Search code examples
fileawkexternalgawk

awk pattern from external txt file


Currently I have a folder with 4 files, one script.awk script file, the gawk.exe binary which runs the script and a report.csv file in which the script reading the lines from, and one names.txt file which contains usernames, one per line. Sometimes the names contain spaces, so occasionally they are actually two or more separate words, but there is strictly one username per line in the txt file. When I run my awk script, I store some of the data from the csv file in a variable called "name".

Now let's say name = "Pete", and I would like to check if whether the names.txt file contains the username Pete or not, it has to be exactly "Pete", not like "Pete Sampras" etc., and when a match was found, I would like to take further action obviously.

The txt file contains about 500 lines like these:

leopanato
colan321
kamon mdp
BELLAM42

Solution

  • Basic question

    Read the names into an array, and use that:

    gawk -f script.awk names.txt report.csv
    

    and script.awk might contain:

    FNR == NR { names[$0]++; next }
    {
        …code to determine name…
        if (name in names)
        {
           …actions for matched name…
        }
    }
    

    The FNR == NR line processes the first file, reading the names from that file into the array called, imaginatively, names. The next means that the rest of the code is not processed while the first file (names.txt) is read.

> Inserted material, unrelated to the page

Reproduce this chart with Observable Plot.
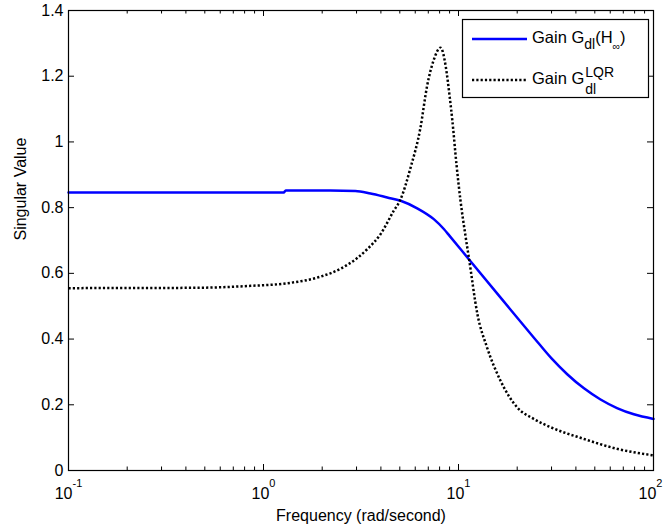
<!DOCTYPE html>
<html><head><meta charset="utf-8">
<script src="https://cdn.jsdelivr.net/npm/d3@7"></script>
<script src="https://cdn.jsdelivr.net/npm/@observablehq/plot@0.6"></script>
<style>
body{margin:0;background:#fff;}
#chart svg{display:block;}
</style>
</head><body><div id="chart"></div>
<script>
// ---- data ----
const hinfFreq = [0.1, 0.3, 0.76, 1.27, 1.3, 2.2, 2.96, 3.54, 4.31, 5.05, 6.14, 7.47, 8.41, 9.0, 11.3, 16.4, 24.3, 30, 36.1, 44, 53.5, 65, 79.3, 100];
const hinfGain = [0.846, 0.846, 0.846, 0.846, 0.852, 0.852, 0.851, 0.843, 0.831, 0.821, 0.798, 0.765, 0.735, 0.714, 0.643, 0.527, 0.405, 0.341, 0.293, 0.25, 0.216, 0.19, 0.171, 0.157];
const lqrFreq = [0.1, 0.44, 0.86, 1.33, 1.96, 2.5, 3.0, 3.41, 3.98, 4.65, 5.05, 5.68, 6.38, 6.9, 7.47, 8.09, 8.6, 9.0, 9.3, 9.77, 10.24, 10.86, 11.3, 12.5, 14.0, 16.4, 20, 24.3, 29.6, 44, 65, 100];
const lqrGain = [0.555, 0.556, 0.562, 0.57, 0.59, 0.615, 0.645, 0.674, 0.719, 0.79, 0.826, 0.922, 1.043, 1.17, 1.25, 1.287, 1.23, 1.14, 1.065, 0.93, 0.821, 0.714, 0.648, 0.476, 0.375, 0.274, 0.192, 0.157, 0.132, 0.096, 0.066, 0.046];

const xMajorTicks = [0.1, 1, 10, 100];
const xMajorBase = ["10", "10", "10", "10"];
const xMajorExp = ["-1", "0", "1", "2"];
const xMinorTicks = [0.2, 0.3, 0.4, 0.5, 0.6, 0.7, 0.8, 0.9, 2, 3, 4, 5, 6, 7, 8, 9, 20, 30, 40, 50, 60, 70, 80, 90];
const yTicks = [0, 0.2, 0.4, 0.6, 0.8, 1, 1.2, 1.4];
const yTickLabels = ["0", "0.2", "0.4", "0.6", "0.8", "1", "1.2", "1.4"];
const xLabel = "Frequency (rad/second)";
const yLabel = "Singular Value";
// legend parts: [text, role]  role: n = normal, sub, subs (small subscript)
const legendHinf = [["Gain G", "n"], ["dl", "sub"], ["(H", "n"], ["\u221E", "subs"], [")", "n"]];
const legendLqrMain = "Gain G";
const legendLqrSup = "LQR";
const legendLqrSub = "dl";

// ---- layout ----
const W = 663, H = 531, mL = 68, mR = 10, mT = 10, mB = 61;
const plotW = W - mL - mR, plotH = H - mT - mB;
const FONT = "'Liberation Sans', Arial, Helvetica, sans-serif";
const DASH = "2.2,2.1";

const hinf = hinfFreq.map((f, i) => ({f, g: hinfGain[i]}));
const lqr = lqrFreq.map((f, i) => ({f, g: lqrGain[i]}));

const chart = Plot.plot({
  width: W, height: H,
  marginLeft: mL, marginRight: mR, marginTop: mT, marginBottom: mB,
  style: {fontFamily: FONT, fontSize: "16px", color: "black", background: "white"},
  x: {type: "log", domain: [0.1, 100]},
  y: {domain: [0, 1.4]},
  marks: [
    Plot.line(hinf, {x: "f", y: "g", stroke: "#0000ff", strokeWidth: 2.5, curve: "monotone-x"}),
    Plot.line(lqr, {x: "f", y: "g", stroke: "black", strokeWidth: 2.5, strokeDasharray: DASH,
      strokeLinecap: "butt", strokeLinejoin: "miter", curve: "monotone-x"}),
    Plot.tickX(xMajorTicks, {x: d => d, insetTop: plotH - 6, stroke: "black"}),
    Plot.tickX(xMajorTicks, {x: d => d, insetBottom: plotH - 6, stroke: "black"}),
    Plot.tickX(xMinorTicks, {x: d => d, insetTop: plotH - 3.5, stroke: "black"}),
    Plot.tickX(xMinorTicks, {x: d => d, insetBottom: plotH - 3.5, stroke: "black"}),
    Plot.tickY(yTicks, {y: d => d, insetRight: plotW - 6, stroke: "black"}),
    Plot.tickY(yTicks, {y: d => d, insetLeft: plotW - 6, stroke: "black"}),
    Plot.axisX(xMajorTicks, {anchor: "bottom", tickSize: 0, tickPadding: 17, label: null,
      tickFormat: d => xMajorBase[xMajorTicks.indexOf(d)], fontSize: 16}),
    Plot.axisY(yTicks, {anchor: "left", tickSize: 0, tickPadding: 5, label: null,
      tickFormat: d => yTickLabels[yTicks.indexOf(d)], fontSize: 16}),
    Plot.text([xLabel], {text: d => d, frameAnchor: "bottom", dy: 45, lineAnchor: "middle", fontSize: 16, fill: "black"}),
    Plot.text([yLabel], {text: d => d, frameAnchor: "left", dx: -48, rotate: -90, lineAnchor: "middle", fontSize: 16, fill: "black"}),
    Plot.frame({stroke: "black", strokeWidth: 1.2})
  ]
});
document.getElementById("chart").appendChild(chart);

// superscript exponents on x tick labels
const xLabelTexts = chart.querySelectorAll('[aria-label="x-axis tick label"] text');
xLabelTexts.forEach((t, i) => {
  const base = t.textContent;
  t.textContent = "";
  const s = d3.select(t);
  s.append("tspan").text(base);
  s.append("tspan").attr("dy", -12).attr("font-size", 11).text(xMajorExp[i]);
  if (i === xLabelTexts.length - 1) s.attr("dx", -3);
});

// legend
const svg = d3.select(chart);
const lg = svg.append("g").attr("font-family", FONT).attr("font-size", 16.5)
  .attr("fill", "black").attr("text-anchor", "start");
lg.append("rect").attr("x", 462.5).attr("y", 19.5).attr("width", 186).attr("height", 78)
  .attr("fill", "white").attr("stroke", "black").attr("stroke-width", 1.2);
lg.append("line").attr("x1", 472).attr("x2", 527).attr("y1", 39).attr("y2", 39)
  .attr("stroke", "#0000ff").attr("stroke-width", 2.5);
lg.append("line").attr("x1", 472).attr("x2", 527).attr("y1", 80).attr("y2", 80)
  .attr("stroke", "black").attr("stroke-width", 2.5).attr("stroke-dasharray", DASH);
const t1 = lg.append("text").attr("x", 532).attr("y", 43);
let cur = 0;
legendHinf.forEach(([txt, role]) => {
  const target = role === "sub" ? 6 : role === "subs" ? 7 : 0;
  const ts = t1.append("tspan").attr("dy", target - cur).text(txt);
  if (role === "sub") ts.attr("font-size", 14);
  if (role === "subs") ts.attr("font-size", 10.5);
  cur = target;
});
const t2 = lg.append("text").attr("x", 532).attr("y", 84).text(legendLqrMain);
const w2 = t2.node().getComputedTextLength();
lg.append("text").attr("x", 532 + w2 + 1).attr("y", 77).attr("font-size", 14).text(legendLqrSup);
lg.append("text").attr("x", 532 + w2 + 1).attr("y", 93.5).attr("font-size", 14).text(legendLqrSub);
</script>
</body></html>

    One the code is reading the second file, FNR (file record number) no longer equals NR (overall record number), so the first line is skipped. The action processes the line from report.csv. You've not shown how you're handling the CSV material, which is fine — you say you load a name into name. The if statement checks to see whether the value in name is an index in the array names. If so, the appropriate actions are executed.

    Extended question

    You can look at the ARGV array and length(ARGV) and also at FILENAME to deduce what you are dealing with. Adapting the code:

    BEGIN { if (length(ARGV) != 4) { printf "Usage: %s good.txt bad.txt records.csv\n", ARGV[0]; exit(1) } }
    FILENAME == ARGV[1] { good[$0]++; next }
    FILENAME == ARGV[2] { bad[$0]++; next }
    {
        …code to determine name…
        if (name in good) { …actions for good names… }
        if (name in bad)  { …actions for bad  names… }
    }
    

    Note that this coding scheme allows the same name to be both good and bad at the same time. You could decide that people should be treated as good even if they're also listed as bad, or vice versa. You could even check that there are no duplicates between the good and bad lists if you wanted to.